We are "affording" it now. The contaminated water has been treated for a century. Incredible waste? The "incredible waste, aka "solids," are disposed by burning in many places, producing electricity (at least in my locale). And what is the problem with air quality? A wifty smell if one gets within a 100 yards? This is why sewage treatment plants are located out in the country.

Is this system perfect? No. Is it better than cesspits and letting it run down the streams? Yes.
According to the Parliamentary Office of Science and Technology (Post): “Over 10bn litres of sewage are produced every day in England and Wales. It takes approximately 6.34 GW hours of energy to treat this volume of sewage, almost 1% of the average daily electricity consumption of England and Wales.”
Wow. One percent. To turn foul, poisonous, toxic, infectious disease-laden waste turned into safe, but nutrient-rich waste water.

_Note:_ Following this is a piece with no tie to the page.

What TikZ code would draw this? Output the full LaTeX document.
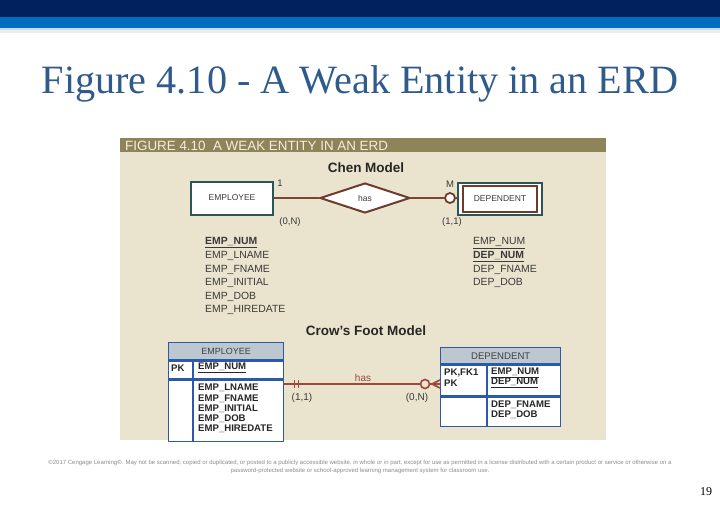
\documentclass[tikz,border=0pt]{standalone}
\usepackage{fontspec}
\setmainfont{Liberation Sans}
\newfontfamily\titlefont{Liberation Serif}
\usetikzlibrary{positioning,shapes.geometric}

\definecolor{navybar}{HTML}{00205E}
\definecolor{bluebar}{HTML}{006EC0}
\definecolor{lightbar}{HTML}{C9DDF0}
\definecolor{graybar}{HTML}{ECECEC}
\definecolor{titleblue}{HTML}{2F5B8C}
\definecolor{panelbg}{HTML}{EAE3CD}
\definecolor{olive}{HTML}{8F8459}
\definecolor{headtext}{HTML}{F3EEDD}
\definecolor{chenteal}{HTML}{2C5656}
\definecolor{chenbrown}{HTML}{6E3B2C}
\definecolor{chenline}{HTML}{7D4535}
\definecolor{cfblue}{HTML}{2B5BA8}
\definecolor{cfhead}{HTML}{BDC7CF}
\definecolor{cfred}{HTML}{A0463C}
\definecolor{textgray}{HTML}{3A3A3A}

\begin{document}
\begin{tikzpicture}[x=1pt, y=-1pt,
    modeltitle/.style={font=\bfseries\fontsize{13.5}{15}\selectfont, text=black!85},
    chenent/.style={draw=chenteal, line width=2pt, fill=white, minimum width=82pt, minimum height=33pt, inner sep=0pt, font=\fontsize{8.5}{10}\selectfont, text=textgray},
    chenlink/.style={draw=chenline, line width=2pt},
    chenlbl/.style={font=\fontsize{9.5}{11}\selectfont, text=textgray},
    chenattr/.style={anchor=west, inner sep=0pt, font=\fontsize{10.4}{12}\selectfont, text=textgray},
    cfbox/.style={draw=cfblue, line width=1.4pt, inner sep=0pt},
    cftext/.style={anchor=west, inner sep=0pt, font=\bfseries\fontsize{9.6}{11}\selectfont, text=black!85},
    cfrel/.style={draw=cfred, line width=1.6pt}]
\useasboundingbox (0,0) rectangle (720,504);
\fill[white] (0,0) rectangle (720,504);

% slide bars and title
\fill[navybar] (0,0) rectangle (720,17);
\fill[bluebar] (0,17) rectangle (720,28);
\fill[lightbar] (0,28) rectangle (720,30);
\fill[graybar] (0,30) rectangle (720,33);
\node[font=\titlefont\fontsize{40.2}{44}\selectfont, text=titleblue] (title) at (360,84) {Figure 4.10 - A Weak Entity in an ERD};

% figure panel
\fill[panelbg] (120,138) rectangle (606,440);
\fill[olive] (120,138) rectangle (606,152);
\node[anchor=west, inner sep=0pt, font=\fontsize{13.4}{14}\selectfont, text=headtext] (fighead) at (125,145.5) {FIGURE 4.10\ \ A WEAK ENTITY IN AN ERD};

% Chen model
\node[modeltitle] (chen) at (366,168) {Chen Model};
\node[chenent] (emp) at (232,198) {EMPLOYEE};
\node[diamond, draw=chenbrown, line width=2pt, fill=white, minimum width=90pt, minimum height=30pt, inner sep=0pt, font=\fontsize{8.5}{10}\selectfont, text=textgray] (has) at (365,198) {has};
\node[circle, draw=chenbrown, line width=1.8pt, fill=white, minimum size=10pt, inner sep=0pt] (opt) at (450,198) {};
\node[chenent, minimum width=84pt, minimum height=32pt] (depout) at (500,199) {};
\node[draw=chenbrown, line width=2pt, minimum width=74pt, minimum height=26pt, inner sep=0pt, font=\fontsize{8.5}{10}\selectfont, text=textgray] (dep) at (depout.center) {DEPENDENT};
\draw[chenlink] (emp) -- (has);
\draw[chenlink] (has) -- (opt);
\draw[chenlink] (opt) -- (depout);
\node[chenlbl] (one) at (280,183) {1};
\node[chenlbl] (many) at (450,184) {M};
\node[chenlbl] (empcard) at (290,222) {(0,N)};
\node[chenlbl] (depcard) at (452,222) {(1,1)};

\foreach \i/\attr in {0/{\textbf{\underline{EMP\_NUM}}},1/EMP\_LNAME,2/EMP\_FNAME,3/EMP\_INITIAL,4/EMP\_DOB,5/EMP\_HIREDATE}
    \node[chenattr] (ea\i) at (205,243+13.4*\i) {\attr};
\foreach \i/\attr in {0/{\underline{EMP\_NUM}},1/{\textbf{\underline{DEP\_NUM}}},2/DEP\_FNAME,3/DEP\_DOB}
    \node[chenattr] (da\i) at (473,243+13.4*\i) {\attr};

% Crow's Foot model
\node[modeltitle] (crow) at (366,331) {Crow's Foot Model};

\node[cfbox, fill=cfhead, minimum width=115pt, minimum height=17pt, anchor=north west, font=\fontsize{9}{10}\selectfont, text=black!75] (eh) at (168,342) {EMPLOYEE};
\node[cfbox, fill=white, minimum width=115pt, minimum height=18pt, anchor=north] (ek) at (eh.south) {};
\node[cfbox, fill=white, minimum width=115pt, minimum height=61pt, anchor=north] (eb) at (ek.south) {};
\draw[cfblue, line width=1.4pt] ([xshift=25pt]ek.north west) -- ([xshift=25pt]eb.south west);
\node[cftext] (ekpk) at (171,368) {PK};
\node[cftext] (eknum) at (198,368) {\underline{EMP\_NUM}};
\foreach \i/\attr in {0/EMP\_LNAME,1/EMP\_FNAME,2/EMP\_INITIAL,3/EMP\_DOB,4/EMP\_HIREDATE}
    \node[cftext] (eb\i) at (198,388+10.3*\i) {\attr};

\node[cfbox, fill=cfhead, minimum width=120pt, minimum height=16pt, anchor=north west, font=\fontsize{9.6}{11}\selectfont, text=black!75] (dh) at (440,347) {DEPENDENT};
\node[cfbox, fill=white, minimum width=120pt, minimum height=31pt, anchor=north] (dk) at (dh.south) {};
\node[cfbox, fill=white, minimum width=120pt, minimum height=29pt, anchor=north] (db) at (dk.south) {};
\draw[cfblue, line width=1.4pt] ([xshift=47pt]dk.north west) -- ([xshift=47pt]db.south west);
\node[cftext] (dkpk1) at (444,373) {PK,FK1};
\node[cftext] (dkpk2) at (444,383) {PK};
\node[cftext] (dknum1) at (491,373) {\underline{EMP\_NUM}};
\node[cftext] (dknum2) at (491,383) {\underline{DEP\_NUM}};
\node[cftext] (db0) at (491,405) {DEP\_FNAME};
\node[cftext] (db1) at (491,415) {DEP\_DOB};

% relationship line with cardinality marks
\coordinate (relY) at (0,384);
\coordinate (relL) at (eb.east |- relY);
\coordinate (relR) at (dk.west |- relY);
\draw[cfrel] (relL) -- (relR);
\draw[cfrel] ([xshift=10pt,yshift=4pt]relL) -- ([xshift=10pt,yshift=-4pt]relL);
\draw[cfrel] ([xshift=14pt,yshift=4pt]relL) -- ([xshift=14pt,yshift=-4pt]relL);
\node[circle, draw=cfred, line width=1.6pt, fill=panelbg, minimum size=9pt, inner sep=0pt] (zero) at ([xshift=-15pt]relR) {};
\draw[cfrel] ([xshift=-8pt]relR) -- ([yshift=4pt]relR);
\draw[cfrel] ([xshift=-8pt]relR) -- ([yshift=-4pt]relR);
\node[font=\fontsize{10}{11}\selectfont, text=cfred] (cfhas) at (363,378) {has};
\node[font=\fontsize{10}{11}\selectfont, text=textgray] (cfone) at (302,398) {(1,1)};
\node[font=\fontsize{10}{11}\selectfont, text=textgray] (cfmany) at (417,398) {(0,N)};

% footer
\node[align=center, font=\fontsize{6}{8}\selectfont, text=black!45] (foot) at (360,467) {\textcopyright 2017 Cengage Learning\textregistered. May not be scanned, copied or duplicated, or posted to a publicly accessible website, in whole or in part, except for use as permitted in a license distributed with a certain product or service or otherwise on a\\password-protected website or school-approved learning management system for classroom use.};
\node[font=\titlefont\fontsize{12}{14}\selectfont] (pagenum) at (706,492) {19};
\end{tikzpicture}
\end{document}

Additional scares: our current system uses too much water (We're about to run out!). We have reached "peak phosphorus!"

So, the remainder of the article proposes using a variety of high-tech, in-home type composting toilets. But without making them mandatory, they won't deal with crises hyped in this article.

In other words, another leftist (this is the Guardian) environmentalist advocating massive government intervention. It used be that the Left would attack the Right for wanting to invade the bedroom. Here we have the sight of the Left wanting to invade the bathroom, instead.

Beyond parody: the article's author: Lloyd Alter is managing editor of TreeHugger.

UPDATE: After thinking about this article,  my inner editor wants to rip it apart and rebuild it. A lot of sensible things are said, but the article is so badly written that they are buried in "green" goo.